This article was first published in the September 2016 UK edition of Accounting and Business magazine.

When clients turn to accountants for financial advice, they might assume their advisers have their own financial futures all sewn up. In fact, this is far from the case. A recent survey by Bower Private Clients found that a fifth of accountants have no retirement savings at all. This never used to be the case, but when Equitable Life collapsed in 2000, accountants were among the main victims, alongside lawyers and other professionals. Low returns from equity investments added to the cynicism about traditional pensions. Finally, many accountants in practice simply don’t have the spare cash for pension contributions.

Many accountants have avoided traditional pension savings altogether, with a third planning to fund some or all of their retirement using property wealth, either from buy-to-let investments or the sale of their own homes. But since the last Budget, the tax system has shifted drastically against landlords, and with storm clouds hovering over house prices, a rethink of buy-to-let strategies may be in order.

There is, in fact, a happy medium that brings together investment in property with the tax advantages of pensions – and that is for the partners or proprietor of an accountancy firm to use their pension fund to buy their own office premises.

This often overlooked strategy holds several advantages for the smaller accountancy firm, too. ‘It provides a happy medium,’ says Anthony Carty, group financial planning and business development director of Clifton Asset Management. ‘The partners feel the money is being put to good use, the capital gains remain in the pension for tax purposes, the rent goes to the pension, and any asset held in the pension is creditor-protected.’

Balance sheet encumbrances

Separating the property assets from the business can also help with other issues, such as succession planning. ‘If a practice owns a property, it can be an encumbrance to have a large commercial asset on the balance sheet,’ says Carty. ‘A buyer may want the trade but not the bricks and mortar. If it’s in the pension environment, it’s not an asset of the business, so it doesn’t interfere with that.’

If a practice already owns its premises, this approach can still be beneficial. Commercial property can be transferred into a pension scheme as a series of in-specie contributions up to the annual limit of £40,000, generating immediate tax benefits for the partnership.

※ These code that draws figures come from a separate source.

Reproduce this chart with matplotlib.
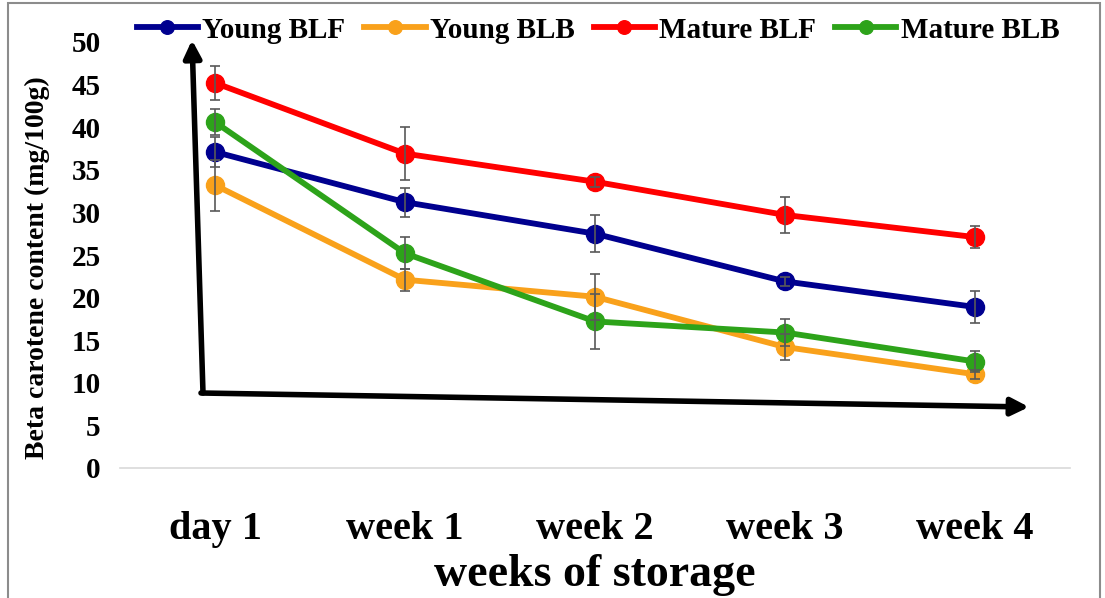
import matplotlib
matplotlib.use("Agg")
import matplotlib.pyplot as plt
from matplotlib.patches import Rectangle

# values (mg/100g)
weeks = ["day 1", "week 1", "week 2", "week 3", "week 4"]
young_blf = [37.1, 31.2, 27.5, 21.9, 18.9]
young_blb = [33.2, 22.1, 20.1, 14.2, 11.0]
mature_blf = [45.2, 36.9, 33.6, 29.7, 27.1]
mature_blb = [40.6, 25.2, 17.2, 15.9, 12.5]

# error bar half-lengths
young_blf_err = [1.8, 1.7, 2.2, 0.5, 1.9]
young_blb_err = [3.0, 1.3, 2.7, 1.5, 0.5]
mature_blf_err = [2.0, 3.1, 0.6, 2.1, 1.25]
mature_blb_err = [1.5, 1.9, 3.2, 1.6, 1.2]

W, H = 1105, 598


def fig_frac(px, py):
    """pixel position in the picture -> figure fraction"""
    return px / W, 1 - py / H


def plot_chart():
    plt.rcParams["font.family"] = ["Liberation Serif", "DejaVu Serif"]
    plt.rcParams["font.weight"] = "bold"
    plt.rcParams["axes.labelweight"] = "bold"

    fig = plt.figure(figsize=(W / 100, H / 100), dpi=100)
    ax = fig.add_axes([120 / W, 1 - 468 / H, 950 / W, 426 / H])

    series = [
        ("Young BLF", young_blf, young_blf_err, "#00008F"),
        ("Young BLB", young_blb, young_blb_err, "#F9A11B"),
        ("Mature BLF", mature_blf, mature_blf_err, "#FF0000"),
        ("Mature BLB", mature_blb, mature_blb_err, "#2DA31A"),
    ]
    x = list(range(len(weeks)))
    for name, vals, errs, color in series:
        ax.plot(x, vals, color=color, lw=4.2, marker="o", ms=13, label=name, zorder=3)
        ax.errorbar(x, vals, yerr=errs, fmt="none", ecolor="#595959",
                    elinewidth=1.2, capsize=3.5, capthick=1.2, zorder=4)

    ax.set_xlim(-0.5, 4.5)
    ax.set_ylim(0, 50)
    ax.set_yticks(range(0, 51, 5))
    ax.set_xticks(x)
    ax.set_xticklabels(weeks, fontsize=29)
    ax.tick_params(axis="y", labelsize=21, length=0, pad=14)
    ax.tick_params(axis="x", length=0, pad=31)
    for side in ["top", "right", "left"]:
        ax.spines[side].set_visible(False)
    ax.spines["bottom"].set_color("#d9d9d9")
    ax.spines["bottom"].set_linewidth(1.2)

    ax.set_xlabel("weeks of storage", fontsize=33, labelpad=4)
    ax.set_ylabel("Beta carotene content (mg/100g)", fontsize=20)
    ax.yaxis.set_label_coords(-0.074, 0.47)

    fig.legend(loc="center", bbox_to_anchor=fig_frac(598, 30), ncol=4, frameon=False,
               fontsize=21, handlelength=2.1, handletextpad=0.15, columnspacing=0.65,
               markerscale=0.75)

    # hand-drawn arrows over the plot
    arrow = dict(arrowstyle="-|>", lw=4, color="black", mutation_scale=26,
                 shrinkA=0, shrinkB=0)
    ax.annotate("", xy=fig_frac(192, 40), xytext=fig_frac(203, 393),
                xycoords="figure fraction", textcoords="figure fraction", arrowprops=arrow)
    ax.annotate("", xy=fig_frac(1029, 407), xytext=fig_frac(201, 393),
                xycoords="figure fraction", textcoords="figure fraction", arrowprops=arrow)

    # chart area border
    x0, y0 = fig_frac(8, 3)
    fig.patches.append(Rectangle((x0, -0.01), 1092 / W, y0 + 0.01, transform=fig.transFigure,
                                 fill=False, edgecolor="#8c8c8c", lw=1.5))

    fig.savefig("out.png", dpi=100)


if __name__ == "__main__":
    plot_chart()
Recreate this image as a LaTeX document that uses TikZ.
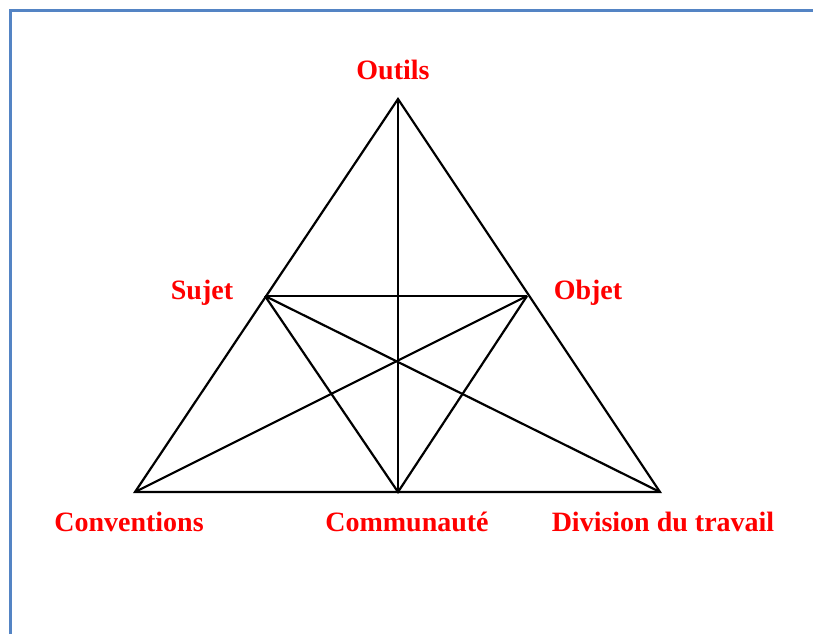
\documentclass[tikz,border=0pt]{standalone}
\usepackage{fontspec}
\setmainfont{Liberation Serif}
\definecolor{frameblue}{RGB}{84,132,196}
\begin{document}
\begin{tikzpicture}[x=1pt,y=-1pt,
  edge/.style={line width=2.2pt,black,line join=miter},
  lab/.style={text=red,font=\fontsize{28}{31}\selectfont\bfseries,inner sep=0pt}]
\useasboundingbox (0,0) rectangle (813,634);
\draw[frameblue,line width=3pt] (10,634) -- (10,11) -- (813,11);
\coordinate (top) at (398,99);
\coordinate (suj) at (265,296);
\coordinate (obj) at (527,296);
\coordinate (bl) at (135,492);
\coordinate (com) at (398,492);
\coordinate (br) at (660,492);
\draw[edge] (top) -- (bl) -- (br) -- cycle;
\draw[edge] (top) -- (com);
\draw[edge] (suj) -- (obj);
\draw[edge] (suj) -- (com) -- (obj);
\draw[edge] (suj) -- (br);
\draw[edge] (obj) -- (bl);
\node[lab] (lout) at (393,70) {Outils};
\node[lab] (lsuj) at (202,293) {Sujet};
\node[lab] (lobj) at (588,293) {Objet};
\node[lab] (lcon) at (129,522) {Conventions};
\node[lab] (lcom) at (407,522) {Communauté};
\node[lab] (ldiv) at (663,522) {Division du travail};
\end{tikzpicture}
\end{document}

If not, the main obstacle to this plan is having enough funds in the pension plan to purchase the property. Pension funds can borrow, but pension reforms in 2006 restricted borrowing to 50% of the accumulated fund. Partners can of course pool funds, but then consideration needs to be given to whether to use a small self-administered scheme (SSAS) or a self-invested personal pension (SIPP) as the vehicle. The rules are broadly similar, but in a SIPP the property is owned by the SIPP provider, whereas in an SSAS the property and other funds are owned by the member/trustees, which may make it easier to unwind multiple ownership.

Business investment

Even if purchasing a commercial property is out of the question, there are other ways to link your pension and your business. Many accountancy firms are now using their pension funds to invest in their own businesses, unlocking a source of funding that is far cheaper and tax advantageous than bank overdrafts or peer-to-peer lending.

Such a loan obviously needs to be secured on assets of the business; in the case of an accountancy practice, this will often be intellectual property – an asset many firms may not realise they possess.

‘There are few businesses that don’t have some intangible assets,’ says Jim Asher, director of IP valuation services at specialists Coller IP. ‘But many firms continue in business without realising they have any, and there’s much less likelihood they will be on the balance sheet.’

A prime example would be the name of the firm: the Big Four recognise the value of their brands and guard them jealously in Swiss holding companies. But the name of a medium-sized practice may carry a lot of weight in a local or regional buying community. Alongside that come client lists: ‘We have, a number of times, put a value on a client list as long as it has the potential to bring in future business,’ says Asher. ‘If you can demonstrate the ability to bring in revenue over the years, and loyalty to the firm, that’s low-hanging fruit.’

There is an emotional aspect to putting personal wealth on the line in this way, but, as Carty points out, in this environment it is very difficult for the small business owner to get funding without putting personal assets on the line: ‘If you lose £10,000 of net-tax-paid wealth, you have to go out and earn almost £12,000 to get that back,’ he says. ‘If you lose £10,000 out of your pension, it costs £10,000 to replace as you get tax relief. There’s a mathematical benefit to losing your pension as opposed to other personal assets.’

In the dark

This aspect of funding is not well understood and is still treated with some suspicion. Carty says that initial reactions tend to range from, ‘It sounds too good to be true’ to ‘Why hasn’t my adviser told me about this?’

But nor should any of these arrangements be entered into lightly. HMRC rules on borrowing and contributions need to be followed carefully, and both mortgages and market rent will have to be paid on property, whatever the circumstances.

However, recent changes to pension law have started to break down the silo mentality that many people have about their finances. Business owners over the age of 55 could even be tempted to use new pension freedoms and draw down all their pension savings, but this would attract a hefty income tax charge. Pension funding to finance or refinance the business is a far more attractive alternative. And in an uncertain environment, such as the current post-Brexit climate, having one’s financial future not only under control but literally in view at all times is no bad thing.